Wednesday, July 31, 2013

Battle Over Marriage Equality in Pennsylvania Heats Up

One of the latest fronts in the nationwide battle for marriage equality is the 6th largest state in the country, Pennsylvania. Openly gay legislator Brian Sims has introduced a bill to legalize marriage equality in the state. And the state is being sued by a number of same-sex couples who wish to marry but can not do so because of a homophobic marriage statute. The Attorney General has refused to defend the statute, and one particular county, Montgomery County, started issuing marriage licenses about a week ago.

Today comes word that the state Department of Public Health is suing Montgomery County to prevent it from issuing marriage licenses to same-sex couples. Apparently, marriage licenses have been issued to 31 same-sex couples so far.

However, Montgomery County says that it is not going to stop issuing marriage licenses to same-sex couples, according to
"While it comes as no surprise that the Corbett Administration has filed an action seeking to enjoin marriage equality in Montgomery County, the petition filed today in Commonwealth Court by the state Department of Health has serious flaws," county Solicitor Ray McGarry said. "Montgomery County will be filing a response shortly. In the meantime, the Register of Wills office will continue to issue marriage licenses to same-sex couples."


The lawsuit against [Mongtomery County Registrar] Hanes and the letter to Kane's office signal the first blows by the Corbett administration to subdue what could become growing challenges to Pennsylvania's version of the federal DOMA law. The Health Department lawsuit could become an important precedent to determine whether public officials have the right to interpret the legality of the state's Marriage Law on their own.


The Health Department lawsuit claims he is not only derelict in his duty to uphold state and local laws, but also is misleading those couples he issued licenses to. "It appears that same-sex couples are proceeding with the marriage ceremonies that are not permitted by Pennsylvania law, marriage certificates are being illegally filed, and the same-sex couples are left to believe erroneously that they have entered into a valid marriage," the suit said.

Unfortunately, I think that the Pennsylvania Department of Public Health is probably going to win this battle (but lose the war). A very similar thing happened in California nearly a decade ago, and the 4,000 marriages that occurred when San Francisco County started issuing marriage licenses were eventually invalidated and nullified.
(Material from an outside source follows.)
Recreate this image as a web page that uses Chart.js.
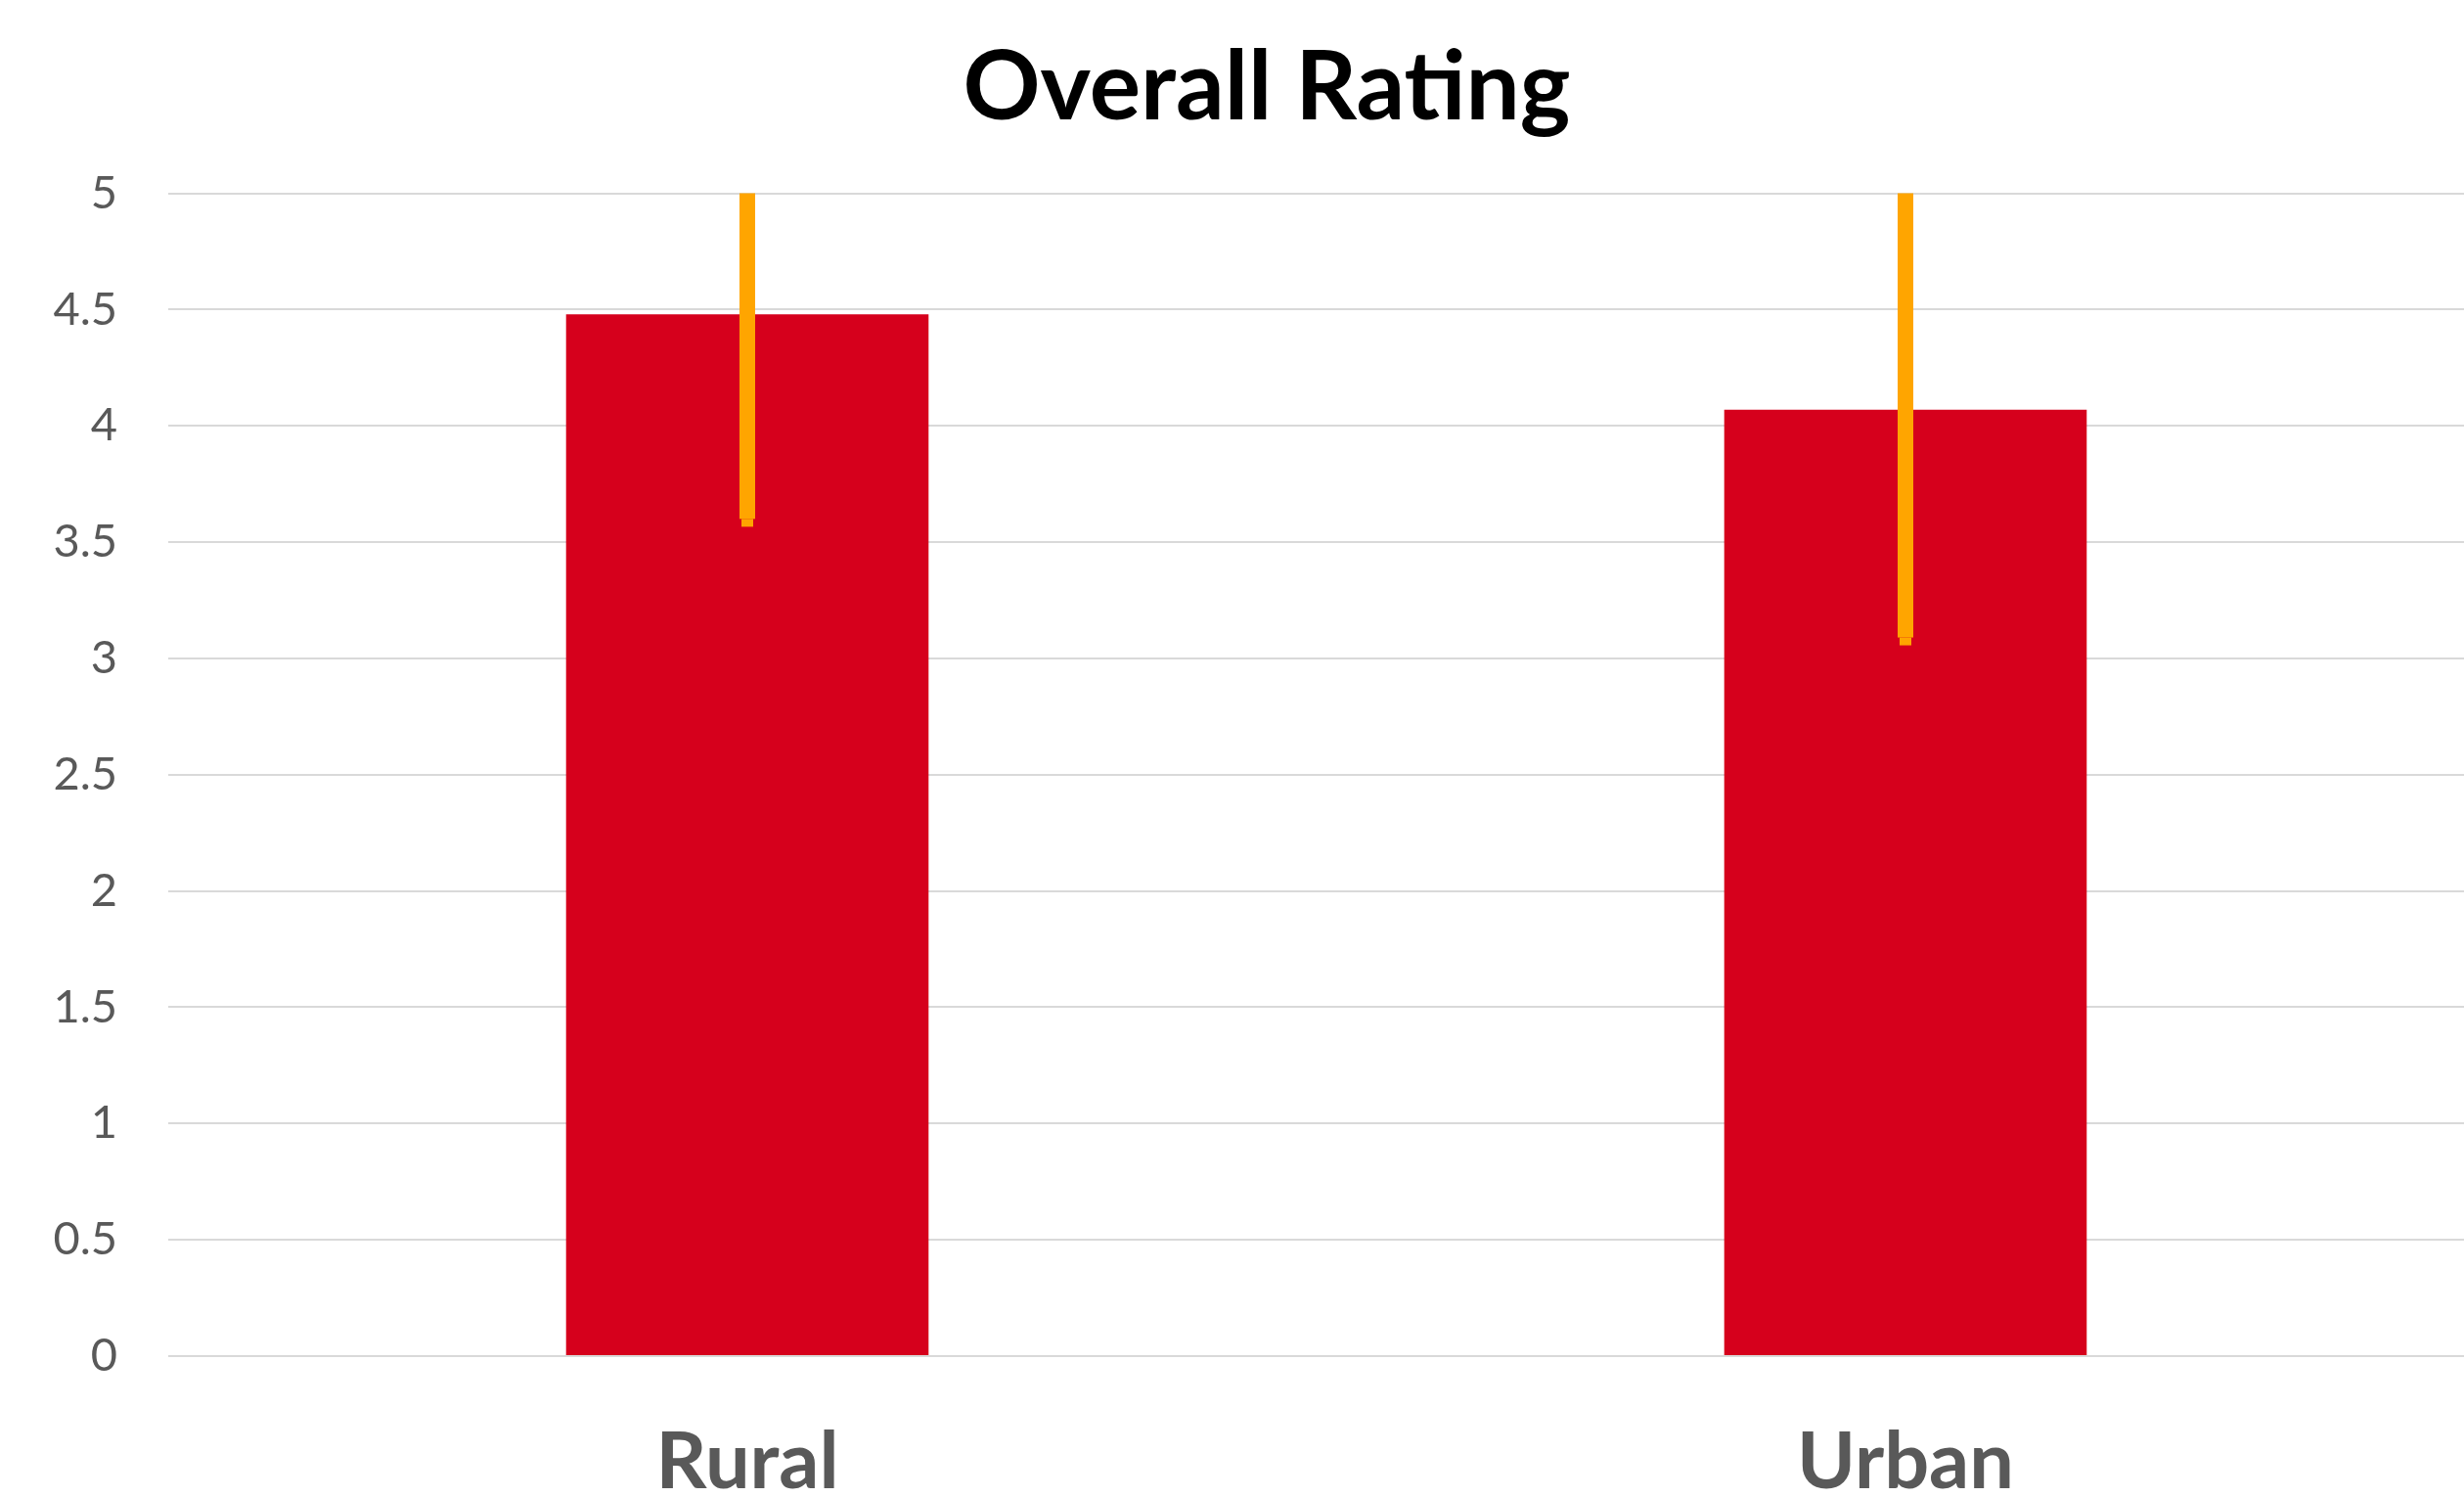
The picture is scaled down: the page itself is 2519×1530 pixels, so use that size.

However, Pennsylvania's statute does violate the federal constitution guarantees of equal protection and substantive due process and sooner rather than later the Pennsylvania Department of Health will be registering marriage licenses issued to same-sex couples.

Until that day, though, it is useful to raise awareness about the issue and I agree that local officials who believe that their state's marriage law is unconstitutional should speak out about it, but the correct legal action is to join the lawsuit striking it down, not ignoring the law on the books, regardless of how odious it is.